(Saved data entries)

______

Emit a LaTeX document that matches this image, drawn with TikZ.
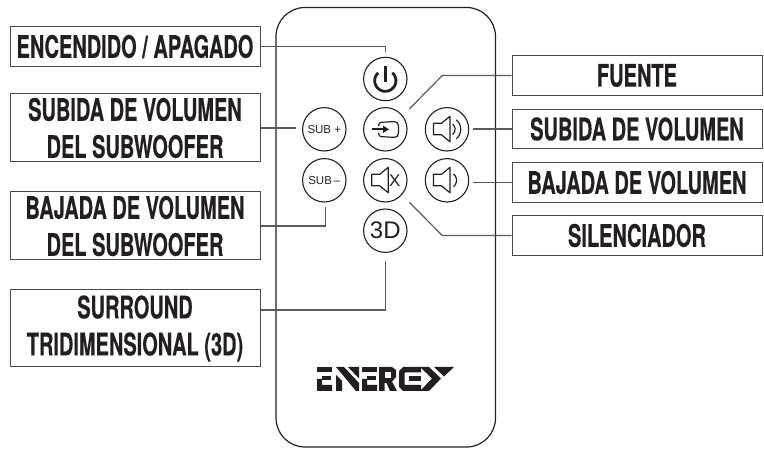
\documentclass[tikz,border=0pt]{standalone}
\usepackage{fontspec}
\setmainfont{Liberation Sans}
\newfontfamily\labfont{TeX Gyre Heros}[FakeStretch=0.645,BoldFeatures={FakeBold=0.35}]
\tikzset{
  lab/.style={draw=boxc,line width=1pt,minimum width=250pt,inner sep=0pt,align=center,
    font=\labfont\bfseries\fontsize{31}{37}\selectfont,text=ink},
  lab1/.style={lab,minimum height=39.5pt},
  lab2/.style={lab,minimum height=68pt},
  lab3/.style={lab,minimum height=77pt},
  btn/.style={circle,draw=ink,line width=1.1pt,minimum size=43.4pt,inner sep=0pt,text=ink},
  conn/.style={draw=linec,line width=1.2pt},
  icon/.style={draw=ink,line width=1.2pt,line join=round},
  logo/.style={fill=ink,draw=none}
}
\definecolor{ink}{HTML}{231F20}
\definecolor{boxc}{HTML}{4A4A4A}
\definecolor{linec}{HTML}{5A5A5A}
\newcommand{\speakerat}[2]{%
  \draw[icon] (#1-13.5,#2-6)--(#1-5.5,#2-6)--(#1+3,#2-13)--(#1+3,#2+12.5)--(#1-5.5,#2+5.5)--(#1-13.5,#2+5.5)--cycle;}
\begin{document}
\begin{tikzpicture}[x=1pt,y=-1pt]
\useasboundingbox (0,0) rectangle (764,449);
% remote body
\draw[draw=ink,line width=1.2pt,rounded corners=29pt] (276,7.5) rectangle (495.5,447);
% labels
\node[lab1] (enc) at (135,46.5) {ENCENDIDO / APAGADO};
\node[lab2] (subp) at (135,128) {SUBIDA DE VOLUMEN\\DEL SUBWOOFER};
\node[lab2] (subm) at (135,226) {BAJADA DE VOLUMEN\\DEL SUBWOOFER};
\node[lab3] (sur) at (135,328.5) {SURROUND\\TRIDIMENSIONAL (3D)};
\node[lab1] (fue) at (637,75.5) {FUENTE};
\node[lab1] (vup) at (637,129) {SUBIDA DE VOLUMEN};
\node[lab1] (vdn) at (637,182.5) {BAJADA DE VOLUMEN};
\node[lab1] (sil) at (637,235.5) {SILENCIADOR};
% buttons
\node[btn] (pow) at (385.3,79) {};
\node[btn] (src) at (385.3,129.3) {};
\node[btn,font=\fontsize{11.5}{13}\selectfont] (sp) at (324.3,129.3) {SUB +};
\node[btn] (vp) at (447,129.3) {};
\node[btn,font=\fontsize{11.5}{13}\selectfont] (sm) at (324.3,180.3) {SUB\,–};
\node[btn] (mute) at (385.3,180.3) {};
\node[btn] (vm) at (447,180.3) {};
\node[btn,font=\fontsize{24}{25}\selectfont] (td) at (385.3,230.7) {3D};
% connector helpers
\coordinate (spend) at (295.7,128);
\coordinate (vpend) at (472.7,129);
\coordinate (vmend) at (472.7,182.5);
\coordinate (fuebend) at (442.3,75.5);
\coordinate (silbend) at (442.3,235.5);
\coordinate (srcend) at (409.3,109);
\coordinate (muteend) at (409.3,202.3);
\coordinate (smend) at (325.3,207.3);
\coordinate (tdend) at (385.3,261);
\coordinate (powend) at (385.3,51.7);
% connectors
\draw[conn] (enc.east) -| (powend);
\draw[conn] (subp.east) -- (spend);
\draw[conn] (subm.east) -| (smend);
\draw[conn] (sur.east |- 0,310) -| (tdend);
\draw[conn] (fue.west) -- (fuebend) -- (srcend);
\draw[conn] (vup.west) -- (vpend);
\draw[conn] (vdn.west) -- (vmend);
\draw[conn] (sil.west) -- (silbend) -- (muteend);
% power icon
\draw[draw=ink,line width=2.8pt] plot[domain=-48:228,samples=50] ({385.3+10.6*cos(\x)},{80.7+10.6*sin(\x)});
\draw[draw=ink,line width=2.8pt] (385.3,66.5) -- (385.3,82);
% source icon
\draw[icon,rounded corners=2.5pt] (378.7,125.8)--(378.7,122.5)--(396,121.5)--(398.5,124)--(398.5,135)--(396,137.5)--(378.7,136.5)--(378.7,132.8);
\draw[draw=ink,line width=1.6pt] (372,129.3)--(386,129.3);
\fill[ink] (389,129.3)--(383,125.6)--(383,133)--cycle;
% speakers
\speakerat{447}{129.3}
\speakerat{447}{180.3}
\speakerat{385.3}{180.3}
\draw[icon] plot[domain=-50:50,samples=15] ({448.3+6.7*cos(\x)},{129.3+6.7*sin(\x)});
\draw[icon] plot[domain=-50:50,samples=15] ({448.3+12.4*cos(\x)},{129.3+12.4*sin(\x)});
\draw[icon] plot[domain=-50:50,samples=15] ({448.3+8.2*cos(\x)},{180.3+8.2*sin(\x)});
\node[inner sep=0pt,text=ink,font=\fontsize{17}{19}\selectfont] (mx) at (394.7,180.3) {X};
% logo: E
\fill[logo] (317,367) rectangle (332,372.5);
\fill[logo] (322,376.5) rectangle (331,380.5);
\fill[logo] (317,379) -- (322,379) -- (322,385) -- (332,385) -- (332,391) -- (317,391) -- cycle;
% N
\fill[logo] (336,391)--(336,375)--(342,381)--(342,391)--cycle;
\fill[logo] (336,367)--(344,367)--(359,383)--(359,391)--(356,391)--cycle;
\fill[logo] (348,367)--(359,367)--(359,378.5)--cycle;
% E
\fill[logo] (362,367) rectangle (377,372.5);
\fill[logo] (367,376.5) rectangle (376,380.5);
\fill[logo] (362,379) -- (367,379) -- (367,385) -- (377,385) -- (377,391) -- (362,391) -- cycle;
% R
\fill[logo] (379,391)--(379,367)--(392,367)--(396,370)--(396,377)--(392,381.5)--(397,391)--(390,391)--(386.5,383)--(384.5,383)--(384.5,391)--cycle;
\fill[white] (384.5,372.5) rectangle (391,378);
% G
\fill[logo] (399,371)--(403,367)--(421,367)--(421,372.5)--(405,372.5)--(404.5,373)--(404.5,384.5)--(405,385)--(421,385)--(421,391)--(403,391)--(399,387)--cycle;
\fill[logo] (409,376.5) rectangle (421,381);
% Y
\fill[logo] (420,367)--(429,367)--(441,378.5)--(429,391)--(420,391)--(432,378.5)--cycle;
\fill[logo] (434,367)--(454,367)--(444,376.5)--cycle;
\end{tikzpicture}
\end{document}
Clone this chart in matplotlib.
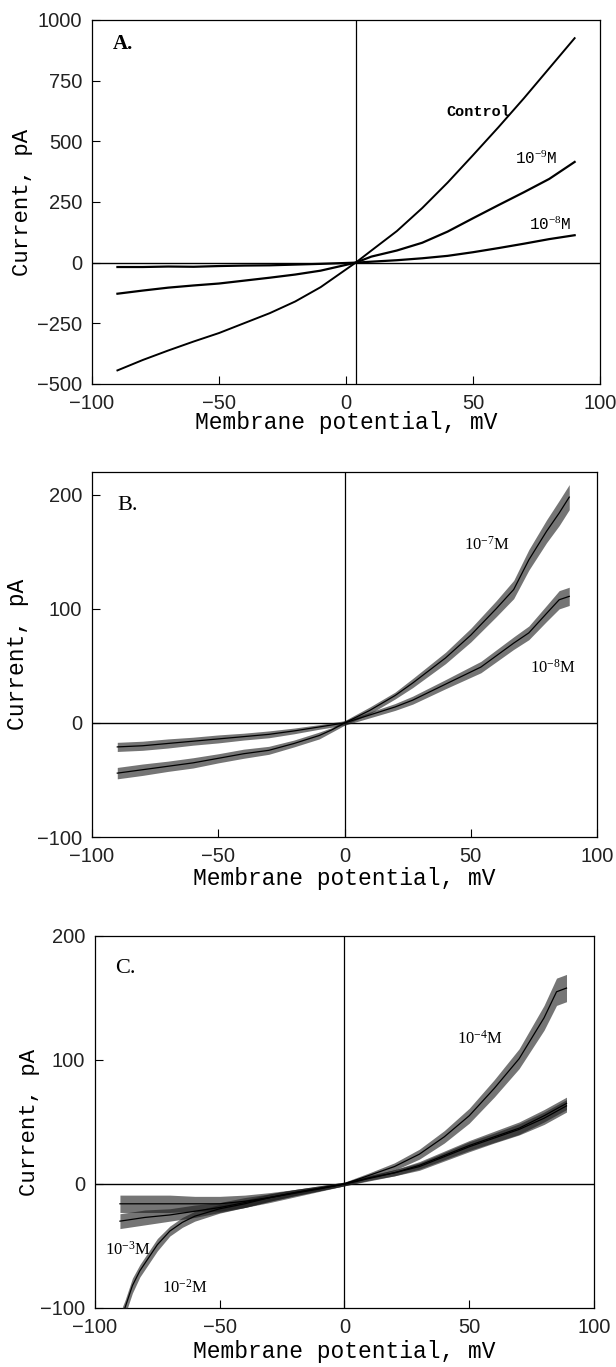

______

» **TO DO**:
Give an exact copy of the material, leaving out every picture.

» **EXPECTED ANSWER**:
Emit a LaTeX document that matches this image, drawn with TikZ.
\documentclass[tikz,border=0pt]{standalone}
\usepackage{fontspec}
\setmainfont{Liberation Sans}
\newfontfamily\labfont{TeX Gyre Heros}[FakeStretch=0.645,BoldFeatures={FakeBold=0.35}]
\tikzset{
  lab/.style={draw=boxc,line width=1pt,minimum width=250pt,inner sep=0pt,align=center,
    font=\labfont\bfseries\fontsize{31}{37}\selectfont,text=ink},
  lab1/.style={lab,minimum height=39.5pt},
  lab2/.style={lab,minimum height=68pt},
  lab3/.style={lab,minimum height=77pt},
  btn/.style={circle,draw=ink,line width=1.1pt,minimum size=43.4pt,inner sep=0pt,text=ink},
  conn/.style={draw=linec,line width=1.2pt},
  icon/.style={draw=ink,line width=1.2pt,line join=round},
  logo/.style={fill=ink,draw=none}
}
\definecolor{ink}{HTML}{231F20}
\definecolor{boxc}{HTML}{4A4A4A}
\definecolor{linec}{HTML}{5A5A5A}
\newcommand{\speakerat}[2]{%
  \draw[icon] (#1-13.5,#2-6)--(#1-5.5,#2-6)--(#1+3,#2-13)--(#1+3,#2+12.5)--(#1-5.5,#2+5.5)--(#1-13.5,#2+5.5)--cycle;}
\begin{document}
\begin{tikzpicture}[x=1pt,y=-1pt]
\useasboundingbox (0,0) rectangle (764,449);
% remote body
\draw[draw=ink,line width=1.2pt,rounded corners=29pt] (276,7.5) rectangle (495.5,447);
% labels
\node[lab1] (enc) at (135,46.5) {ENCENDIDO / APAGADO};
\node[lab2] (subp) at (135,128) {SUBIDA DE VOLUMEN\\DEL SUBWOOFER};
\node[lab2] (subm) at (135,226) {BAJADA DE VOLUMEN\\DEL SUBWOOFER};
\node[lab3] (sur) at (135,328.5) {SURROUND\\TRIDIMENSIONAL (3D)};
\node[lab1] (fue) at (637,75.5) {FUENTE};
\node[lab1] (vup) at (637,129) {SUBIDA DE VOLUMEN};
\node[lab1] (vdn) at (637,182.5) {BAJADA DE VOLUMEN};
\node[lab1] (sil) at (637,235.5) {SILENCIADOR};
% buttons
\node[btn] (pow) at (385.3,79) {};
\node[btn] (src) at (385.3,129.3) {};
\node[btn,font=\fontsize{11.5}{13}\selectfont] (sp) at (324.3,129.3) {SUB +};
\node[btn] (vp) at (447,129.3) {};
\node[btn,font=\fontsize{11.5}{13}\selectfont] (sm) at (324.3,180.3) {SUB\,–};
\node[btn] (mute) at (385.3,180.3) {};
\node[btn] (vm) at (447,180.3) {};
\node[btn,font=\fontsize{24}{25}\selectfont] (td) at (385.3,230.7) {3D};
% connector helpers
\coordinate (spend) at (295.7,128);
\coordinate (vpend) at (472.7,129);
\coordinate (vmend) at (472.7,182.5);
\coordinate (fuebend) at (442.3,75.5);
\coordinate (silbend) at (442.3,235.5);
\coordinate (srcend) at (409.3,109);
\coordinate (muteend) at (409.3,202.3);
\coordinate (smend) at (325.3,207.3);
\coordinate (tdend) at (385.3,261);
\coordinate (powend) at (385.3,51.7);
% connectors
\draw[conn] (enc.east) -| (powend);
\draw[conn] (subp.east) -- (spend);
\draw[conn] (subm.east) -| (smend);
\draw[conn] (sur.east |- 0,310) -| (tdend);
\draw[conn] (fue.west) -- (fuebend) -- (srcend);
\draw[conn] (vup.west) -- (vpend);
\draw[conn] (vdn.west) -- (vmend);
\draw[conn] (sil.west) -- (silbend) -- (muteend);
% power icon
\draw[draw=ink,line width=2.8pt] plot[domain=-48:228,samples=50] ({385.3+10.6*cos(\x)},{80.7+10.6*sin(\x)});
\draw[draw=ink,line width=2.8pt] (385.3,66.5) -- (385.3,82);
% source icon
\draw[icon,rounded corners=2.5pt] (378.7,125.8)--(378.7,122.5)--(396,121.5)--(398.5,124)--(398.5,135)--(396,137.5)--(378.7,136.5)--(378.7,132.8);
\draw[draw=ink,line width=1.6pt] (372,129.3)--(386,129.3);
\fill[ink] (389,129.3)--(383,125.6)--(383,133)--cycle;
% speakers
\speakerat{447}{129.3}
\speakerat{447}{180.3}
\speakerat{385.3}{180.3}
\draw[icon] plot[domain=-50:50,samples=15] ({448.3+6.7*cos(\x)},{129.3+6.7*sin(\x)});
\draw[icon] plot[domain=-50:50,samples=15] ({448.3+12.4*cos(\x)},{129.3+12.4*sin(\x)});
\draw[icon] plot[domain=-50:50,samples=15] ({448.3+8.2*cos(\x)},{180.3+8.2*sin(\x)});
\node[inner sep=0pt,text=ink,font=\fontsize{17}{19}\selectfont] (mx) at (394.7,180.3) {X};
% logo: E
\fill[logo] (317,367) rectangle (332,372.5);
\fill[logo] (322,376.5) rectangle (331,380.5);
\fill[logo] (317,379) -- (322,379) -- (322,385) -- (332,385) -- (332,391) -- (317,391) -- cycle;
% N
\fill[logo] (336,391)--(336,375)--(342,381)--(342,391)--cycle;
\fill[logo] (336,367)--(344,367)--(359,383)--(359,391)--(356,391)--cycle;
\fill[logo] (348,367)--(359,367)--(359,378.5)--cycle;
% E
\fill[logo] (362,367) rectangle (377,372.5);
\fill[logo] (367,376.5) rectangle (376,380.5);
\fill[logo] (362,379) -- (367,379) -- (367,385) -- (377,385) -- (377,391) -- (362,391) -- cycle;
% R
\fill[logo] (379,391)--(379,367)--(392,367)--(396,370)--(396,377)--(392,381.5)--(397,391)--(390,391)--(386.5,383)--(384.5,383)--(384.5,391)--cycle;
\fill[white] (384.5,372.5) rectangle (391,378);
% G
\fill[logo] (399,371)--(403,367)--(421,367)--(421,372.5)--(405,372.5)--(404.5,373)--(404.5,384.5)--(405,385)--(421,385)--(421,391)--(403,391)--(399,387)--cycle;
\fill[logo] (409,376.5) rectangle (421,381);
% Y
\fill[logo] (420,367)--(429,367)--(441,378.5)--(429,391)--(420,391)--(432,378.5)--cycle;
\fill[logo] (434,367)--(454,367)--(444,376.5)--cycle;
\end{tikzpicture}
\end{document}
Clone this chart in matplotlib.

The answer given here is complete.